------ DATA SHOWN
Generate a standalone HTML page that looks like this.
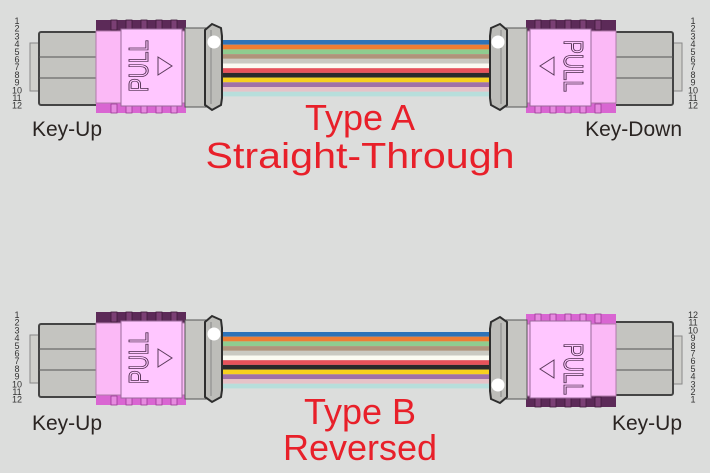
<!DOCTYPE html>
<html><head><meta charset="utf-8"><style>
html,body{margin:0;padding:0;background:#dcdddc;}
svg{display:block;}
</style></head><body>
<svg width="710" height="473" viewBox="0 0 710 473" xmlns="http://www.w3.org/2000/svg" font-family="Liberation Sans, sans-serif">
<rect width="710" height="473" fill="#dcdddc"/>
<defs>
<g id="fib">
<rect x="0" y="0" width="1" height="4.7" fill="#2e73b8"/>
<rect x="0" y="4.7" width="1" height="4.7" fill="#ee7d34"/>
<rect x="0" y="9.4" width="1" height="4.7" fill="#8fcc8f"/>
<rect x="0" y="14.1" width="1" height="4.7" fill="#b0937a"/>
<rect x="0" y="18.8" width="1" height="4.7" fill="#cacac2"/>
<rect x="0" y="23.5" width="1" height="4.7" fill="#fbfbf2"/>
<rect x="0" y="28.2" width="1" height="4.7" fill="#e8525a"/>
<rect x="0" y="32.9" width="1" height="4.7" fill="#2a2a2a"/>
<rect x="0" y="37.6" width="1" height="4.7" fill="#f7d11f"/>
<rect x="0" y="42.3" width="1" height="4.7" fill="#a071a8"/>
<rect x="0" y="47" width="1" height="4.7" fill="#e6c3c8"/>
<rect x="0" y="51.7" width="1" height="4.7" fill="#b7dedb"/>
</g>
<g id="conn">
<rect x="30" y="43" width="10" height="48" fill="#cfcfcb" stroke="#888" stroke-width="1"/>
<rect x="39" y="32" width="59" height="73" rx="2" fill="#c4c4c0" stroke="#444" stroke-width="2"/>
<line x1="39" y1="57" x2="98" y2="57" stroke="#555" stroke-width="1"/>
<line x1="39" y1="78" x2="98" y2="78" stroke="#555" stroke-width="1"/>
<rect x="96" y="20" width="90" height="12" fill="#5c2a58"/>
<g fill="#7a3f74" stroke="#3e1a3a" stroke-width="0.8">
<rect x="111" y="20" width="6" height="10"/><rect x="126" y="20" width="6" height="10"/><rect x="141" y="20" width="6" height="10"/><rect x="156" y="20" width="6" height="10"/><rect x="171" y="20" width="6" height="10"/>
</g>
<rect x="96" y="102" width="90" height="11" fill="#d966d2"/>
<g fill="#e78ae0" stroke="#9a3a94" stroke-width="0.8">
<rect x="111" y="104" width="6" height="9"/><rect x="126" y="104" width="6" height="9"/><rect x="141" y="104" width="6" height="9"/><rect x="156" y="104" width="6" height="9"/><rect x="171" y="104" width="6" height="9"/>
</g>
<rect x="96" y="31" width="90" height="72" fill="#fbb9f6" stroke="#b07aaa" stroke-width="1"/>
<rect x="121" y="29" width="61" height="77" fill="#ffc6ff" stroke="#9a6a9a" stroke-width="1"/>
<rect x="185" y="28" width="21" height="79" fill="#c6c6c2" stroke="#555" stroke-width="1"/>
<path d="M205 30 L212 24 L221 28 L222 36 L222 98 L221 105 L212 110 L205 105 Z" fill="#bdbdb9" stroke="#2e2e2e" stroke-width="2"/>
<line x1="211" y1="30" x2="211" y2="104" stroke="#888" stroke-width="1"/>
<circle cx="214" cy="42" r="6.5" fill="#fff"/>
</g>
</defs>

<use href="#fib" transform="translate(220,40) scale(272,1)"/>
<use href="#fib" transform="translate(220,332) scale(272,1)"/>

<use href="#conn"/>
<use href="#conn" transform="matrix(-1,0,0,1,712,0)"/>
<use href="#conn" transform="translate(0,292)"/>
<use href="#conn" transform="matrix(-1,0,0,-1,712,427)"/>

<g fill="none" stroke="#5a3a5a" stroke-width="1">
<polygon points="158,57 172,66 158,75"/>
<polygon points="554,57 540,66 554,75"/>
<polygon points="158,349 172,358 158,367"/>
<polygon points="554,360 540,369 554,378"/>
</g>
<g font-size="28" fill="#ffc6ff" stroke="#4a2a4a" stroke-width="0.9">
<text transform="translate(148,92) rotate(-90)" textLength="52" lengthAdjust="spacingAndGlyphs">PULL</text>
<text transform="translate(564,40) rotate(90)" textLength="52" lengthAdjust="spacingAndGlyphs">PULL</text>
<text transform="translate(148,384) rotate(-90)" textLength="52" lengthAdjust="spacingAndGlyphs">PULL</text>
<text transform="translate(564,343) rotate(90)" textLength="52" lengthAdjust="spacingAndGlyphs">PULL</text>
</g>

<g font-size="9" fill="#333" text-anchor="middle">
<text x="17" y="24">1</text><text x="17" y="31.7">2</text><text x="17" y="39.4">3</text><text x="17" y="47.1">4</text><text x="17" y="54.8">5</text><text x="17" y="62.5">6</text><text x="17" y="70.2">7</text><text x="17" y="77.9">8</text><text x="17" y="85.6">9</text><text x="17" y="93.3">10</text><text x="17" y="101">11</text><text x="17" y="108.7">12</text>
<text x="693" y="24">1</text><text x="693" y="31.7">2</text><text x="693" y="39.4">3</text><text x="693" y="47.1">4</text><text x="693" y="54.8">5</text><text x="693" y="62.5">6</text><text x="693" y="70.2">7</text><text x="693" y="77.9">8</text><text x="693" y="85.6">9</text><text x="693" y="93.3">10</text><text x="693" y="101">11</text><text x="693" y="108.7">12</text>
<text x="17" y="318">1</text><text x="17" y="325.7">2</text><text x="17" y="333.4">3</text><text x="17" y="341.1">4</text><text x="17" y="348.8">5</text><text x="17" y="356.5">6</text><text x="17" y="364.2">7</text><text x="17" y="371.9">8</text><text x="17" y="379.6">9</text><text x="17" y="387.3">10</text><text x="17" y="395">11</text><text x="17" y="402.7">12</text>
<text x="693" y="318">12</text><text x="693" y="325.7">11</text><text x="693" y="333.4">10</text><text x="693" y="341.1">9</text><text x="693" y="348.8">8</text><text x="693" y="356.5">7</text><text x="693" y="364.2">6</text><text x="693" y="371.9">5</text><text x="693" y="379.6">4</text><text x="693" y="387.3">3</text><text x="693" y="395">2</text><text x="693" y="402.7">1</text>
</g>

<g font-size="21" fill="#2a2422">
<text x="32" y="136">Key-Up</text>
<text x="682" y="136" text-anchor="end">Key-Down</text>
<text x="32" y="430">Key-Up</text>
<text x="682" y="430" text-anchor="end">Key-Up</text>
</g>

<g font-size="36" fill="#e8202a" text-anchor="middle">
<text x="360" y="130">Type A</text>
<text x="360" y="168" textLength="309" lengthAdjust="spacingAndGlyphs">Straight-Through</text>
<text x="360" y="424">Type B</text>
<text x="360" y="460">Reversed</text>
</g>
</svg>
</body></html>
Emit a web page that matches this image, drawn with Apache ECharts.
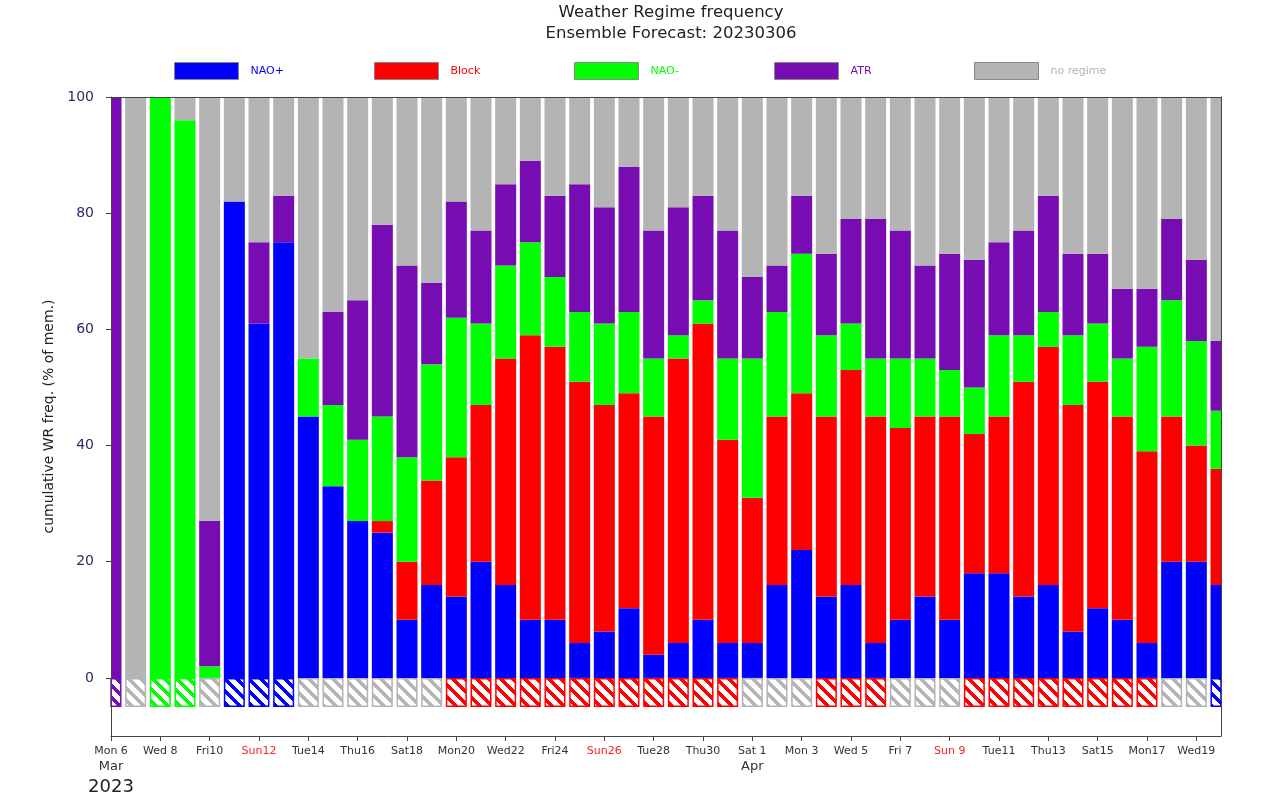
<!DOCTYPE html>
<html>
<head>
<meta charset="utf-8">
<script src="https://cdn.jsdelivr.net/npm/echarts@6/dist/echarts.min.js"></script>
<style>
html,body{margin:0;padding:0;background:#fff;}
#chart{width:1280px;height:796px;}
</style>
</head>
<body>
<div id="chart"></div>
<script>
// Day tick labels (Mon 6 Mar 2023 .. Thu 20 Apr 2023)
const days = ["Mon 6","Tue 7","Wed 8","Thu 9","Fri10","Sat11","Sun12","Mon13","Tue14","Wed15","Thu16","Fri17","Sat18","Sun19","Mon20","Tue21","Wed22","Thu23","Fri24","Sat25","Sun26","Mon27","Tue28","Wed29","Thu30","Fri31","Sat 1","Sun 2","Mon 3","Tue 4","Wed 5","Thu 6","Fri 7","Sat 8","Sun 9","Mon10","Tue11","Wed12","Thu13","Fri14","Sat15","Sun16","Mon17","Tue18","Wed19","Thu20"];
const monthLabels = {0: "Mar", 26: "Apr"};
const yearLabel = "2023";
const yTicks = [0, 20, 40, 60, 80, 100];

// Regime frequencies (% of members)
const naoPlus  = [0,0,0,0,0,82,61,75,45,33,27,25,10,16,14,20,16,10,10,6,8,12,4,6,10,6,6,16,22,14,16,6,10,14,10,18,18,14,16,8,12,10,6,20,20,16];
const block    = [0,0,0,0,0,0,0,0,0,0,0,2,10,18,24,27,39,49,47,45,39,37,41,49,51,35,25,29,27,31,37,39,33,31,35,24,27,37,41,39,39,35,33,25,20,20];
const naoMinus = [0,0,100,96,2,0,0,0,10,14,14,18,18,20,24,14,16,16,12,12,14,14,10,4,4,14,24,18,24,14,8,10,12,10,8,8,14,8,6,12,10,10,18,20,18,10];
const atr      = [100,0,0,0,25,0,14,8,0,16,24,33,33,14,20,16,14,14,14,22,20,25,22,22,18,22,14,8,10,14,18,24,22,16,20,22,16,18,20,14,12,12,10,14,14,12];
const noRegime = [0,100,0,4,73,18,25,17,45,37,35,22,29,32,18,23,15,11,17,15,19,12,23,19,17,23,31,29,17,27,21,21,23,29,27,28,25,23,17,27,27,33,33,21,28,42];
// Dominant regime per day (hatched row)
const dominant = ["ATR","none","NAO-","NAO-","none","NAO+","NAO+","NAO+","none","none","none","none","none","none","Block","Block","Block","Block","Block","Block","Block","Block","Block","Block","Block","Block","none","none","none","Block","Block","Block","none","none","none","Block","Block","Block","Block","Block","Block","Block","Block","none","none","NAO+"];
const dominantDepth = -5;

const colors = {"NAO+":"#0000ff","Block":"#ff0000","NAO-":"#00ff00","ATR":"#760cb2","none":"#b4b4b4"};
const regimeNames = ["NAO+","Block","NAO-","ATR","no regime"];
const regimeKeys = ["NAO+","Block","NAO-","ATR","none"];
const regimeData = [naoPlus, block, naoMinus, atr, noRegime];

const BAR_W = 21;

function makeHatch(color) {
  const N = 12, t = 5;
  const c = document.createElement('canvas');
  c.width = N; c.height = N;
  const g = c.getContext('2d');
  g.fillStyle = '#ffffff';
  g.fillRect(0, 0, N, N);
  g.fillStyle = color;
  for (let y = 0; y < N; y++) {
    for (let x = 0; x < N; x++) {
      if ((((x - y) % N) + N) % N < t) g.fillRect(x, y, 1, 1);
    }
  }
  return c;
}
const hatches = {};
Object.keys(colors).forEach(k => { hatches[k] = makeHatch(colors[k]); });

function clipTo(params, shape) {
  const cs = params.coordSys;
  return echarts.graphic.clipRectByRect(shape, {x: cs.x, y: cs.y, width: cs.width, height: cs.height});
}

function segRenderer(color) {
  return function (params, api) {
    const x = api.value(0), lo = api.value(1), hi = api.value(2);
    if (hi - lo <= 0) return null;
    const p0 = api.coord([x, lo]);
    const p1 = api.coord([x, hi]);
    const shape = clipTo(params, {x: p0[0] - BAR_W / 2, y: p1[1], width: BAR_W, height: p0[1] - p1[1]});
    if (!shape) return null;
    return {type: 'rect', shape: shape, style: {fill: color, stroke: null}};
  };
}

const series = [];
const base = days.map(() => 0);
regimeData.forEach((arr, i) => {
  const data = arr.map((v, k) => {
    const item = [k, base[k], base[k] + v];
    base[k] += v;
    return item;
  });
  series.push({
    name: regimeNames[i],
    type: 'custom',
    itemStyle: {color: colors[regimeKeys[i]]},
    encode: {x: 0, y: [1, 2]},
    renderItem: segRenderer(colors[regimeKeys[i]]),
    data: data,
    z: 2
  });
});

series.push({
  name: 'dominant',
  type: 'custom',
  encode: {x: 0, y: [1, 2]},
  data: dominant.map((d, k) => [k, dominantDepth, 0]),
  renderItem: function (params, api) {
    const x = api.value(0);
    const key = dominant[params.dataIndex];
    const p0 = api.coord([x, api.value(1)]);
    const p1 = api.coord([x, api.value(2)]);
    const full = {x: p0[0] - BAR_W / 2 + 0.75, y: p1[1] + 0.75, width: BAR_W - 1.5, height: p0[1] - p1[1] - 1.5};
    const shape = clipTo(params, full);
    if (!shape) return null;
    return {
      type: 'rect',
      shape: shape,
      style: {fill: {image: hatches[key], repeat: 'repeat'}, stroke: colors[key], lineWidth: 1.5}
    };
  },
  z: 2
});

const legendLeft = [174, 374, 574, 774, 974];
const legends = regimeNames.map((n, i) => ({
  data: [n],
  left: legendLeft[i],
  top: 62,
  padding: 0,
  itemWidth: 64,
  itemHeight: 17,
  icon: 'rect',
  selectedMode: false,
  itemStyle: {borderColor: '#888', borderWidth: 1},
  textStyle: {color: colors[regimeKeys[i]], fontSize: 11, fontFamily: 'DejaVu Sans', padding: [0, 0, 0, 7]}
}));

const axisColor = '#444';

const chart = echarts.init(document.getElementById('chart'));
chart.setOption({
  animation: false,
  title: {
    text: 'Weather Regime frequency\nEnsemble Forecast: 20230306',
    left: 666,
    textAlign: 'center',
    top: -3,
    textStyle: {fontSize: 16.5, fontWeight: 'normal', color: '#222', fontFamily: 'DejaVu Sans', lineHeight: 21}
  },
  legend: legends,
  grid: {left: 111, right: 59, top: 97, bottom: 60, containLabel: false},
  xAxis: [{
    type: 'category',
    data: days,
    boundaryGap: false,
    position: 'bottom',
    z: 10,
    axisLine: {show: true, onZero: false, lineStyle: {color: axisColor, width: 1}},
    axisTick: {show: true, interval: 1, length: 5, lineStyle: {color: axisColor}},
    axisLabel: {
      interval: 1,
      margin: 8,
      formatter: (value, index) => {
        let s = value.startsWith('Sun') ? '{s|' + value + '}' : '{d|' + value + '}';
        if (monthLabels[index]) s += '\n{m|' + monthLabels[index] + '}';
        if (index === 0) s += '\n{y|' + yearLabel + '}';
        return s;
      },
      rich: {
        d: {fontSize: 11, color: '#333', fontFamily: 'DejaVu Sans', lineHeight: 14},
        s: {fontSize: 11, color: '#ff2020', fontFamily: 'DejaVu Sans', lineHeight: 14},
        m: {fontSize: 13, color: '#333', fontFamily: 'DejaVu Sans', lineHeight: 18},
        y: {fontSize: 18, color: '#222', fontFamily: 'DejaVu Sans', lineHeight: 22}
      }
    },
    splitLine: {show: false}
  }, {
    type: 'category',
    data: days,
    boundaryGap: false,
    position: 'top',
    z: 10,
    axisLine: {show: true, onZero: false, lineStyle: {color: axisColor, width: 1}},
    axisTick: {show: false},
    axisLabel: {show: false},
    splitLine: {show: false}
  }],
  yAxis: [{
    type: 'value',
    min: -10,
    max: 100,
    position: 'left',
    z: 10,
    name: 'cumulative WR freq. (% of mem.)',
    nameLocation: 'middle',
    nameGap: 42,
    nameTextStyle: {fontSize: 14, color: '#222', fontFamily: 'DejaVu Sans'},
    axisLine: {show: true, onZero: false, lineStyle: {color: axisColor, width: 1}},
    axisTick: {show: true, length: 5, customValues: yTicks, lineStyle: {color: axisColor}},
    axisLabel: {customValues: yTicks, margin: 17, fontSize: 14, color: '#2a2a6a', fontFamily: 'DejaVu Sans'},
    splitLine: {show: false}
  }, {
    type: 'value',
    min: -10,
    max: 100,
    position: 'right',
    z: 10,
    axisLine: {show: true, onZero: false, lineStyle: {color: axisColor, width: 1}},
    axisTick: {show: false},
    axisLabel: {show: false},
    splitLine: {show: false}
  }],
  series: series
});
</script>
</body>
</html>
------------
### PROBLEM
Find the word "page" in the data and copy out each line where it turns up.

### RESULT BELOW
Generate a standalone HTML page that looks like this.
Emit a web page that matches this image, drawn with Apache ECharts.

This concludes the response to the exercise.